Dead Certain

Reviewed by Andy Smart

Grand Opera, full of backstage bitching and infighting. The plots are grandiose and the people larger than life with egos the size of small nations; but which one of them killed leading tenor Collis Raeburn? This is the mystery which confronts Sydney cop, Detective Inspector Carol Ashton and her team in Dead Certain. At first sight it looks like suicide, but the family are very keen that it should appear to be an accident - the reason being that a full inquest would reveal Raeburn to have been HIV positive and they want his memory unsullied.

The book is well up to the standard of McNab's other Carol Ashton novels, tighly written and hard to solve. I really had not got a clue right up to the end, and in retrospect McNab had left plenty for me to find. Of course in retrospect it was clear who did it, hindsight being a wonderful thing.

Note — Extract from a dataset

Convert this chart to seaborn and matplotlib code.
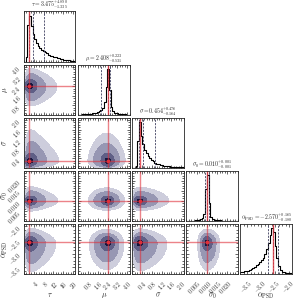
import numpy as np
import pandas as pd
import seaborn as sns
import matplotlib.pyplot as plt
from matplotlib.ticker import AutoMinorLocator, FixedLocator, FuncFormatter

# parameter names, plot ranges, truths and summary numbers
names = [r"\tau", r"\mu", r"\sigma", r"\sigma_0", r"\alpha_{\rm PSD}"]
ranges = [(0.0, 21.0), (0.0, 4.2), (0.0, 2.1), (0.0, 0.025), (-3.75, -1.9)]
truths = [2.2, 2.45, 0.3, 0.0100, -2.57]
medians = [3.475, 2.408, 0.454, 0.010, -2.570]
err_up = [4.890, 0.223, 0.476, 0.001, 0.165]
err_lo = [1.335, 0.531, 0.164, 0.001, 0.180]
ticks = [[4, 8, 12, 16, 20], [0.8, 1.6, 2.4, 3.2, 4.0], [0.4, 0.8, 1.2, 1.6, 2.0],
         [0.005, 0.010, 0.015, 0.020], [-3.5, -3.0, -2.5, -2.0]]
tick_fmt = ["{:.0f}", "{:.1f}", "{:.1f}", "{:.3f}", "{:.1f}"]

# marginal histograms (30 bins across each range)
hist_tau = [0, 10, 80, 100, 78, 60, 50, 42, 35, 30, 27, 24, 21, 19, 16, 14, 12.5, 11, 10, 9,
            8, 7, 6, 5, 4.5, 4, 3.5, 3, 2.5, 2]
hist_mu = [1, 1, 1.5, 1.5, 2, 2, 2.5, 3, 3.5, 4, 5, 6, 8, 11, 16, 28, 60, 100, 55, 18,
           8, 5, 4, 3, 2.5, 2, 1.5, 1.5, 1, 1]
hist_sigma = [0, 0, 5, 60, 100, 70, 52, 40, 32, 26, 22, 18, 15, 12, 10, 8.5, 7.5, 6.5, 5.5, 5,
              4.5, 4, 3.5, 3, 2.8, 2.6, 2.4, 2.2, 2, 1.8]
hist_sigma0 = [0, 0, 0, 0.5, 1, 1.5, 2, 3, 4, 6, 15, 70, 100, 40, 10, 5, 3.5, 2.5, 2, 1.5,
               1.2, 1, 0.8, 0.6, 0.5, 0.4, 0.3, 0.2, 0.1, 0]
hist_alpha = [4, 5, 6, 7, 8, 9, 11, 13, 16, 19, 22, 26, 30, 36, 45, 55, 68, 85, 100, 92,
              62, 35, 18, 9, 5, 4, 3, 3, 2.5, 2]

# compact core of the joint posterior, same bins
core_tau = [0, 0.3, 0.8, 1.0, 0.75, 0.35, 0.12, 0.03] + [0] * 22
core_mu = [0] * 14 + [0.15, 0.45, 0.85, 1.0, 0.7, 0.3, 0.08] + [0] * 9
core_sigma = [0, 0.1, 0.4, 0.9, 1.0, 0.7, 0.35, 0.12, 0.03] + [0] * 21
core_sigma0 = [0] * 9 + [0.05, 0.3, 0.9, 1.0, 0.45, 0.1] + [0] * 15
core_alpha = [0] * 15 + [0.1, 0.35, 0.8, 1.0, 0.8, 0.35, 0.1] + [0] * 8

# broad part of the joint posterior, same bins
wing_tau = [0.2, 0.6, 0.9, 1.0, 1.0, 0.95, 0.85, 0.75, 0.65, 0.57, 0.5, 0.43, 0.37, 0.32, 0.28,
            0.24, 0.21, 0.18, 0.16, 0.14, 0.12, 0.1, 0.085, 0.07, 0.06, 0.05, 0.04, 0.03, 0.025, 0.02]
wing_mu = [0.02, 0.03, 0.045, 0.07, 0.1, 0.15, 0.21, 0.28, 0.37, 0.46, 0.56, 0.67, 0.77, 0.86, 0.93,
           0.98, 1.0, 0.99, 0.95, 0.88, 0.79, 0.69, 0.58, 0.48, 0.38, 0.29, 0.22, 0.16, 0.11, 0.075]
wing_sigma = [0.3, 0.6, 0.85, 0.97, 1.0, 0.98, 0.93, 0.87, 0.8, 0.73, 0.66, 0.59, 0.52, 0.46, 0.41,
              0.36, 0.31, 0.27, 0.23, 0.2, 0.17, 0.15, 0.13, 0.11, 0.095, 0.08, 0.07, 0.06, 0.05, 0.04]
wing_sigma0 = [0, 0.005, 0.01, 0.02, 0.05, 0.1, 0.18, 0.32, 0.5, 0.7, 0.88, 0.99, 0.99, 0.93, 0.84,
               0.71, 0.56, 0.42, 0.3, 0.2, 0.13, 0.08, 0.05, 0.03, 0.015, 0.008, 0.004, 0.002, 0.001, 0]
wing_alpha = [0.13, 0.16, 0.2, 0.24, 0.29, 0.34, 0.4, 0.47, 0.53, 0.6, 0.67, 0.74, 0.8, 0.85, 0.9,
              0.94, 0.975, 0.99, 1.0, 0.975, 0.9, 0.8, 0.68, 0.54, 0.42, 0.3, 0.21, 0.14, 0.09, 0.05]

hists = [hist_tau, hist_mu, hist_sigma, hist_sigma0, hist_alpha]
cores = [core_tau, core_mu, core_sigma, core_sigma0, core_alpha]
wings = [wing_tau, wing_mu, wing_sigma, wing_sigma0, wing_alpha]
core_frac = 0.25

levels = [0.135, 0.325, 0.607, 0.882, 1.0]
fill_colors = ["#cdcddc", "#9797b3", "#5f5f86", "#15153d"]
red = "#e0303a"

sns.set_style("ticks")
plt.rcParams["font.family"] = "serif"
plt.rcParams["mathtext.fontset"] = "cm"


def bins_of(k):
    lo, hi = ranges[k]
    edges = np.linspace(lo, hi, len(hists[k]) + 1)
    return edges, 0.5 * (edges[1:] + edges[:-1])


def norm(v):
    v = np.array(v, float)
    return v / v.sum()


def style_axis(ax, k, which):
    axis = ax.xaxis if which == "x" else ax.yaxis
    axis.set_major_locator(FixedLocator(ticks[k]))
    axis.set_minor_locator(AutoMinorLocator(4))
    fmt = tick_fmt[k]
    axis.set_major_formatter(FuncFormatter(lambda v, p: "$" + fmt.format(v) + "$"))


n = len(names)
fig, axes = plt.subplots(n, n, figsize=(2.96, 3.02), dpi=100)
fig.subplots_adjust(left=0.081, right=0.986, bottom=0.092, top=0.962,
                    wspace=0.05, hspace=0.05)

for i in range(n):
    for j in range(n):
        ax = axes[i, j]
        if j > i:
            ax.set_axis_off()
            continue
        if i == j:
            edges, mid = bins_of(i)
            sns.histplot(x=mid, weights=hists[i], bins=len(mid), binrange=ranges[i],
                         element="step", fill=False, color="k", linewidth=0.8, ax=ax)
            q = [medians[i] - err_lo[i], medians[i], medians[i] + err_up[i]]
            for v in q:
                ax.axvline(v, ls=(0, (2.5, 1.5)), color="#3c3c5c", lw=0.6)
            ax.axvline(truths[i], color=red, lw=1.0, alpha=0.8)
            ax.set_ylim(0, 1.1 * max(hists[i]))
            ax.set_yticks([])
            ax.set_title("$%s = %.3f^{+%.3f}_{-%.3f}$" % (names[i], medians[i], err_up[i], err_lo[i]),
                         fontsize=4.2, pad=1.5)
        else:
            ex, mx = bins_of(j)
            ey, my = bins_of(i)
            dens = core_frac * np.outer(norm(cores[i]), norm(cores[j])) + \
                (1 - core_frac) * np.outer(norm(wings[i]), norm(wings[j]))
            xx, yy = np.meshgrid(mx, my)
            grid = pd.DataFrame({"px": xx.ravel(), "py": yy.ravel(), "w": dens.ravel()})
            grid = grid[grid["w"] > 0]
            sns.kdeplot(data=grid, x="px", y="py", weights="w", fill=True, color=fill_colors[-1],
                        levels=levels, colors=fill_colors, bw_adjust=0.35, ax=ax)
            ax.axvline(truths[j], color=red, lw=1.0, alpha=0.6)
            ax.axhline(truths[i], color=red, lw=1.0, alpha=0.6)
            ax.plot(truths[j], truths[i], "s", color=red, ms=2)
            ax.set_ylim(*ranges[i])
            style_axis(ax, i, "y")
        ax.set_xlim(*ranges[j])
        style_axis(ax, j, "x")
        ax.set_xlabel("")
        ax.set_ylabel("")
        ax.tick_params(which="both", direction="in", top=True, right=(i != j),
                       labelsize=4.2, width=0.5)
        ax.tick_params(which="major", length=2.5)
        ax.tick_params(which="minor", length=1.3)
        for sp in ax.spines.values():
            sp.set_linewidth(0.6)
        if i == n - 1:
            plt.setp(ax.get_xticklabels(), rotation=45, ha="right", rotation_mode="anchor")
            ax.set_xlabel("$%s$" % names[j], fontsize=5.5)
            ax.xaxis.set_label_coords(0.5, -0.33)
        else:
            ax.set_xticklabels([])
        if j == 0 and i > 0:
            plt.setp(ax.get_yticklabels(), rotation=45, ha="right", rotation_mode="anchor")
            ax.set_ylabel("$%s$" % names[i], fontsize=5.5)
            ax.yaxis.set_label_coords(-0.28, 0.5)
        elif i != j:
            ax.set_yticklabels([])

fig.savefig("out.png", dpi=100)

This is also important in that it is Carol Aston's 'coming out' novel. When the book starts she is firmly in the closet, even refusing to go with her lover to a colleague's wedding as a couple. However during the book she is threatened by a blackmailer and decides that she has to tell her superiors. This is done in the ususal forthright Ashton manner and I found it a dignified and quite touching moment.

Up until Dead Certain I have never been able to make up my mind if I liked the Carol Ashton novels or not, which is odd as I have read quite a few. However this novel had made up my mind for me - expect more reviews of books from this author in the near future!